[Begin RECORDED INFORMATION]

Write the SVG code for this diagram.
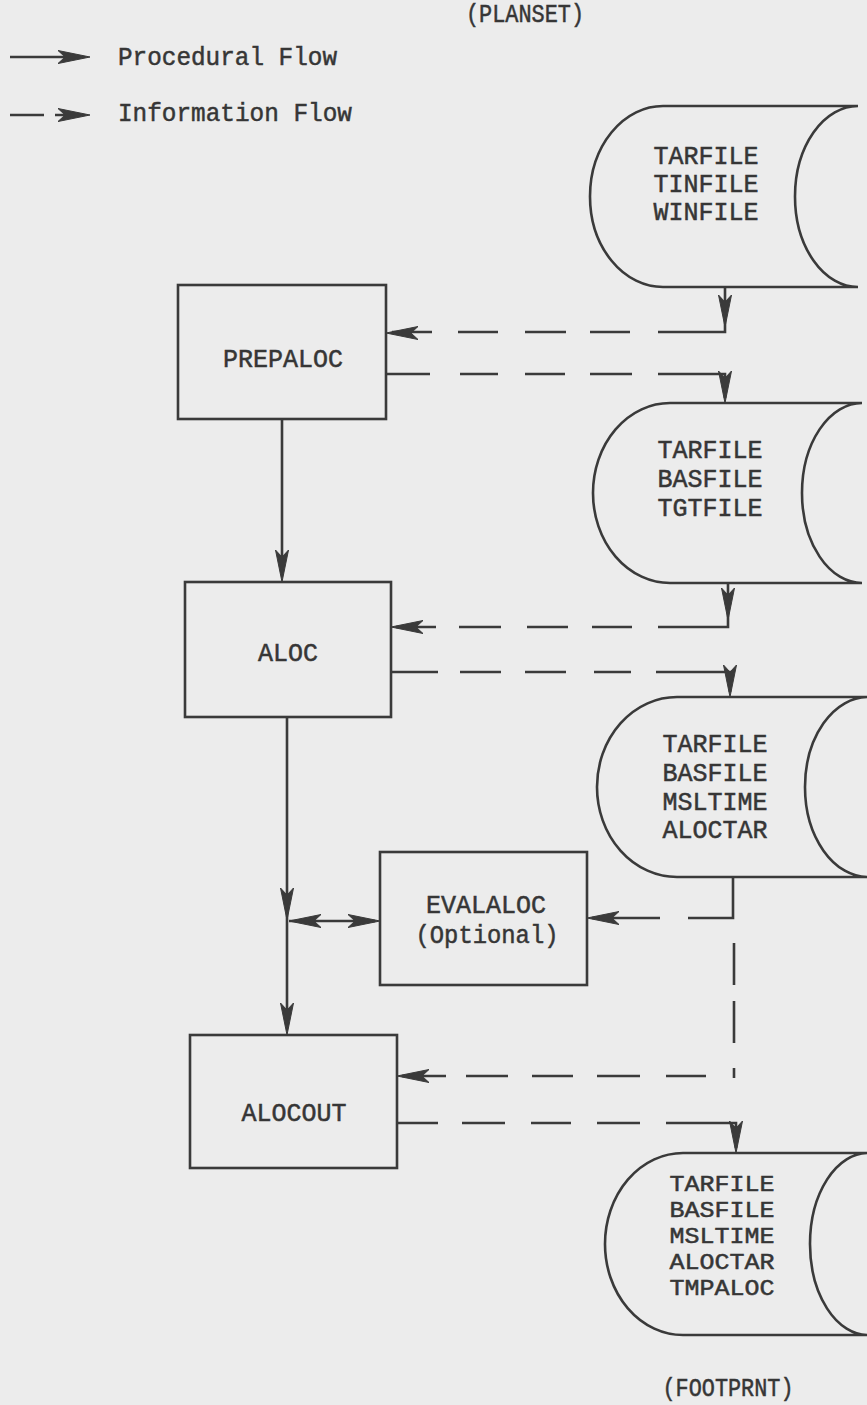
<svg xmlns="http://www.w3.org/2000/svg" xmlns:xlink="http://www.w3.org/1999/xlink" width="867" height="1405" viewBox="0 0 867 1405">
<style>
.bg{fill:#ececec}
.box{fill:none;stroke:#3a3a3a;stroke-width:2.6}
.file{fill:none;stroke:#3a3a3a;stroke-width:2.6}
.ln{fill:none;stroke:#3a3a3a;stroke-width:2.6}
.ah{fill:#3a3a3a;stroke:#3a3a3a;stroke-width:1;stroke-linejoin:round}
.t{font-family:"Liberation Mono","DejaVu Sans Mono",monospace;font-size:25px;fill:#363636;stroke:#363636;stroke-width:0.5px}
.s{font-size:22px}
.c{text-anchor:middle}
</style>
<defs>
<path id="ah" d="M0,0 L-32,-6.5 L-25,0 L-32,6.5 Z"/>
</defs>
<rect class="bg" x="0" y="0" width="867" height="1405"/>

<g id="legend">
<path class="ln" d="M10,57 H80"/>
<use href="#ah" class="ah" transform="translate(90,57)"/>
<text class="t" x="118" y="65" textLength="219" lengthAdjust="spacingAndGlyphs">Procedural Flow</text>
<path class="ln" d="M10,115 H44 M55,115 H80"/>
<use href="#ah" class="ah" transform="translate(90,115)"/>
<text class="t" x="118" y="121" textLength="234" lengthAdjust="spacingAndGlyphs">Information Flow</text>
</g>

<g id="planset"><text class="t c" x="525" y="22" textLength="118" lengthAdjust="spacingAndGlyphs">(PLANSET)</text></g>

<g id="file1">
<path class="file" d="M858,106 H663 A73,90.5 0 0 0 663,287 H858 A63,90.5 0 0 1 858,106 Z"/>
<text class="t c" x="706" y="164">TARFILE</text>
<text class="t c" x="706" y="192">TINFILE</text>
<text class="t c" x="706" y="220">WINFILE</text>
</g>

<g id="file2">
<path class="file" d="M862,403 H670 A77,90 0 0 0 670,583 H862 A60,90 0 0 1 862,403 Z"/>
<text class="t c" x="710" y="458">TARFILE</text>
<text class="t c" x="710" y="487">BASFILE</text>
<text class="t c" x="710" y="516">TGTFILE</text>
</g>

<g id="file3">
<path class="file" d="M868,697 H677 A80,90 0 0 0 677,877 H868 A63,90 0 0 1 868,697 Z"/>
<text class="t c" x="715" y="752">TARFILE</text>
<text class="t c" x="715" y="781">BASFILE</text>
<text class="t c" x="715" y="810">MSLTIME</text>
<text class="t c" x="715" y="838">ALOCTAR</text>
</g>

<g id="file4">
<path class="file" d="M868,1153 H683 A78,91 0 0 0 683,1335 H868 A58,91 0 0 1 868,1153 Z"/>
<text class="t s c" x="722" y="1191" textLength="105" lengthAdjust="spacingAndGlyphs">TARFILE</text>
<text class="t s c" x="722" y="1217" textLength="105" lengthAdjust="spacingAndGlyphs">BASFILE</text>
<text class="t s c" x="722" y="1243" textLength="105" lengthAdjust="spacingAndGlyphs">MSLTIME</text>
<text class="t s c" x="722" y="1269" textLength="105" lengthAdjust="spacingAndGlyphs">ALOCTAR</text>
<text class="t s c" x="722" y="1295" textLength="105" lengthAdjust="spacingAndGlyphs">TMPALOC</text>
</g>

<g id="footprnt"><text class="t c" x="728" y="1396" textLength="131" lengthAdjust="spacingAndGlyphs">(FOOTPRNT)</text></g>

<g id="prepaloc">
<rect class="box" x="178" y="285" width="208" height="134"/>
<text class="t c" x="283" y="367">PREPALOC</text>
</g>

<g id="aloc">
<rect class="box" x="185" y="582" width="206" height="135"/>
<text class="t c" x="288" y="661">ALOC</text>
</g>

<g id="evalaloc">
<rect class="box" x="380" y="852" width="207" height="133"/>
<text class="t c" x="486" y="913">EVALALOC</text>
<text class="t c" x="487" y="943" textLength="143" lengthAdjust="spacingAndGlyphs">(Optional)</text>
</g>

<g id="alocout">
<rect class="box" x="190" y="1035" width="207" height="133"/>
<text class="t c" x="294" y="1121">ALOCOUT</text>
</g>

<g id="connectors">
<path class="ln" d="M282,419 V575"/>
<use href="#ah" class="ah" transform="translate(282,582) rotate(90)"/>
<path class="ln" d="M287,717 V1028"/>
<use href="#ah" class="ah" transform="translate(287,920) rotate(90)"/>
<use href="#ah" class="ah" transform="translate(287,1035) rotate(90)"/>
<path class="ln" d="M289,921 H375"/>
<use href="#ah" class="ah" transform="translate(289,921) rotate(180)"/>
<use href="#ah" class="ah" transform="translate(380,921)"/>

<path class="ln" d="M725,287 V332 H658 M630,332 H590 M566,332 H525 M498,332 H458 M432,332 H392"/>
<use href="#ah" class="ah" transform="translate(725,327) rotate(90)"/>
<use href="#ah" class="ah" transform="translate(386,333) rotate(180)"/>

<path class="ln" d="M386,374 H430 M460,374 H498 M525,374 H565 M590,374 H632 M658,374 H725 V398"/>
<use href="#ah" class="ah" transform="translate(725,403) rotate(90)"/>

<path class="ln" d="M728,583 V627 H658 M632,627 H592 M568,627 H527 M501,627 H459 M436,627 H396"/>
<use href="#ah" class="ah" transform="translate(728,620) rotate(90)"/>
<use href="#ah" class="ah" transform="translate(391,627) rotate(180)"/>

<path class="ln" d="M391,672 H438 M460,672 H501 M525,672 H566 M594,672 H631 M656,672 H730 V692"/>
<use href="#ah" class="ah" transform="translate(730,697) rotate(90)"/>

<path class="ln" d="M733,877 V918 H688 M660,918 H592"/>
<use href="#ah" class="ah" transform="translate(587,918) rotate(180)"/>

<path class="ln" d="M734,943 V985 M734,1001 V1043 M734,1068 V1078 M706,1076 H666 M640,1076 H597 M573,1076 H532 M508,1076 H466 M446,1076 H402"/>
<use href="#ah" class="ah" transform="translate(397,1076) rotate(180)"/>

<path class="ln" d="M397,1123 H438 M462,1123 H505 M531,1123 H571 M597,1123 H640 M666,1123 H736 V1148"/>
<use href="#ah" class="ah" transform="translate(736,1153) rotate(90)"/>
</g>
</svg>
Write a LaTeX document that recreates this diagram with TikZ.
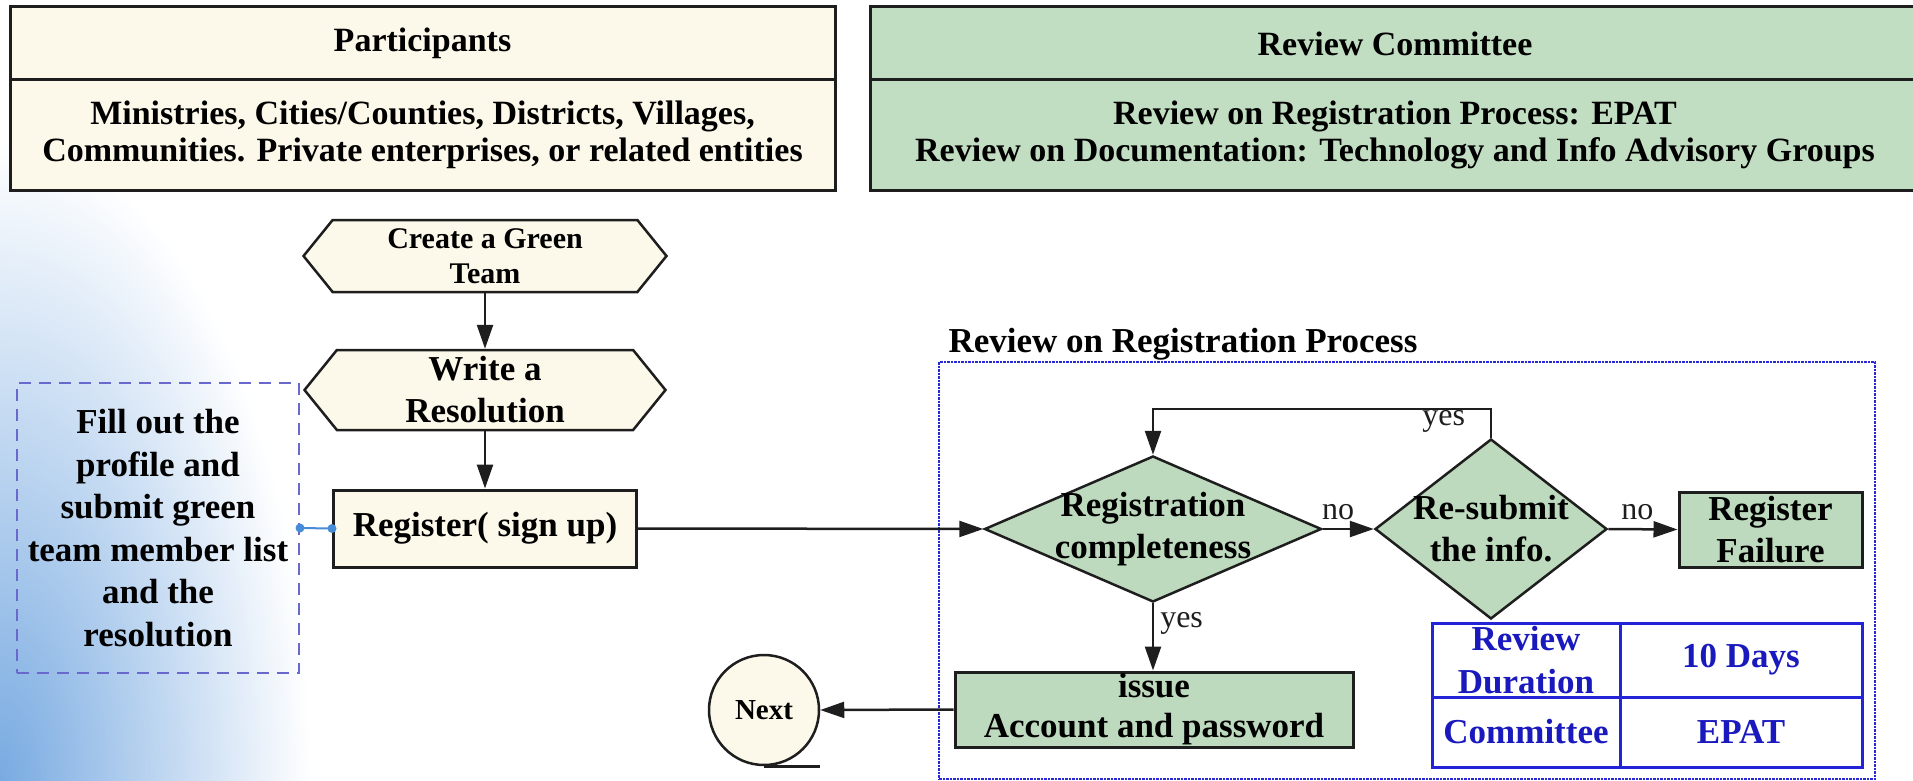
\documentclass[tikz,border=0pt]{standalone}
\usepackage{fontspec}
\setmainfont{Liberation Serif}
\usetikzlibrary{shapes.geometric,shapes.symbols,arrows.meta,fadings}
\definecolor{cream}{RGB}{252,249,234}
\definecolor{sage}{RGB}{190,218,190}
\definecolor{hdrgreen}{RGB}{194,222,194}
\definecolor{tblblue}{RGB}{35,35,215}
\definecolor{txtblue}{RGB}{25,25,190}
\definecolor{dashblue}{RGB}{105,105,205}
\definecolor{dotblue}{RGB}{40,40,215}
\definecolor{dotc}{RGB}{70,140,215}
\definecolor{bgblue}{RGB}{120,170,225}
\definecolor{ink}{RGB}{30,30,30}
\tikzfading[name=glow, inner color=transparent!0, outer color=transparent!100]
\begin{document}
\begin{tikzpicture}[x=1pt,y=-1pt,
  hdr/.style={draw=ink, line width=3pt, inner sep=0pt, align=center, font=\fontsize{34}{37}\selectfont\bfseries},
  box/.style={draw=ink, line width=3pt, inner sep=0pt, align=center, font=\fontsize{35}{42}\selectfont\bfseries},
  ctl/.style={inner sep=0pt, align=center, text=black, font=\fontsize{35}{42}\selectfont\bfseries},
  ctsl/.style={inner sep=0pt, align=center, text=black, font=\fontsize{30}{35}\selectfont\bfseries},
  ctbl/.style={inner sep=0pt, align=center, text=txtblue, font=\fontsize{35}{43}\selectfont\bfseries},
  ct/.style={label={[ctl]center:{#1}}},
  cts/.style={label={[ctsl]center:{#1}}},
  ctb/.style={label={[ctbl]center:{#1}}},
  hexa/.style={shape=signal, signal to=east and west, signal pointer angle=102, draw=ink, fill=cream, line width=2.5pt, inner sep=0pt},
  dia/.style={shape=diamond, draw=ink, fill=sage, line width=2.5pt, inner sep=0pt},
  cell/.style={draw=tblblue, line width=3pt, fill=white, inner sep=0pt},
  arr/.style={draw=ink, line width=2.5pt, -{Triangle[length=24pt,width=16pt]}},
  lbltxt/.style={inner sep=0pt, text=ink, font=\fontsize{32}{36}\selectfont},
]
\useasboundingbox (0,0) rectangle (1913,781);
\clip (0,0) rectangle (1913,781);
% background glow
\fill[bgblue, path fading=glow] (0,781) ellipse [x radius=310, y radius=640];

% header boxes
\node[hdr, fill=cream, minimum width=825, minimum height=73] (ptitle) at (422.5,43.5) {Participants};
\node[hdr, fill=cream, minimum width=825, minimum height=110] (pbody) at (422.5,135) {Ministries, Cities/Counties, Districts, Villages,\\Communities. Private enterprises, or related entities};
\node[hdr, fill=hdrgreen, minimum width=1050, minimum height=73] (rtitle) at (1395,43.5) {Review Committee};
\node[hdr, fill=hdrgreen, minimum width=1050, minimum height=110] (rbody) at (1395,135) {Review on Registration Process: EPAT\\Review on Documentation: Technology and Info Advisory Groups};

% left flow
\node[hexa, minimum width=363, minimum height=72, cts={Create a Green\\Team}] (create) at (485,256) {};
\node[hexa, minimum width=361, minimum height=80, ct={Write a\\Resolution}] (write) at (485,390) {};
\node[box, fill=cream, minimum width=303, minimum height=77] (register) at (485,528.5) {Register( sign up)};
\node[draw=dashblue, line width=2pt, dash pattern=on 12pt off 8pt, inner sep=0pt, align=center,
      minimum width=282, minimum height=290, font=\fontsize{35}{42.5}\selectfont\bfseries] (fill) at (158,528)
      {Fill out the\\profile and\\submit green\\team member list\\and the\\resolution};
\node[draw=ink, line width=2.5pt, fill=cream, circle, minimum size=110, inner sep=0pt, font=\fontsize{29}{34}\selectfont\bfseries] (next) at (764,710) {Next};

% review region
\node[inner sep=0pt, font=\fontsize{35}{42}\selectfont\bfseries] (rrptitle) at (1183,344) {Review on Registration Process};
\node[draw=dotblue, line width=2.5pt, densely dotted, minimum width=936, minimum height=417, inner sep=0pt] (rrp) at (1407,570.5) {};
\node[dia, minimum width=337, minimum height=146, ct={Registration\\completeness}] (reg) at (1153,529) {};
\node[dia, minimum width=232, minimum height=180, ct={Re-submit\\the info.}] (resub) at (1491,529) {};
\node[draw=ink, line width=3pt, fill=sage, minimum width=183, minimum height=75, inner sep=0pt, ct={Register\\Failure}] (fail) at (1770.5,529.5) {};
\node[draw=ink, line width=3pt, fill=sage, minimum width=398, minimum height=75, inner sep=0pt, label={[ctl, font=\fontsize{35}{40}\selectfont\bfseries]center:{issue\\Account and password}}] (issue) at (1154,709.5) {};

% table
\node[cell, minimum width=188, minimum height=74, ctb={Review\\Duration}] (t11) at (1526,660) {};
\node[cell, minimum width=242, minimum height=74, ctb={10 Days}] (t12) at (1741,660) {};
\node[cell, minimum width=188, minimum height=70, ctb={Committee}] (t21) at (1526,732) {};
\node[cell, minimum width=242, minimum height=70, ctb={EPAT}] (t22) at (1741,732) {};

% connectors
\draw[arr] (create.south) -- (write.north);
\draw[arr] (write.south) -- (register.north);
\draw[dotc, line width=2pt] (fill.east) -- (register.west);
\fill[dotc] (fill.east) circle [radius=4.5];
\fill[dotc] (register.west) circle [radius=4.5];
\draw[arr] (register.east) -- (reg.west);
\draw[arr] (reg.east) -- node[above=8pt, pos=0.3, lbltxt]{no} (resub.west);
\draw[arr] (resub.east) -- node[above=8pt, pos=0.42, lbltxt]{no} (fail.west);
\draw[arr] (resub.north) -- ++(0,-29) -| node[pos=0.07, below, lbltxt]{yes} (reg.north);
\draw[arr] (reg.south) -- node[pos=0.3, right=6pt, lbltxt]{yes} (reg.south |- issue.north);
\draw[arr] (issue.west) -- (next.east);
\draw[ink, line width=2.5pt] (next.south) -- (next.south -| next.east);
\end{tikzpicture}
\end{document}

[End RECORDED INFORMATION]

Show every line above in which the word "diagram" occurs.

Write the SVG code for this diagram.
Write a LaTeX document that recreates this diagram with TikZ.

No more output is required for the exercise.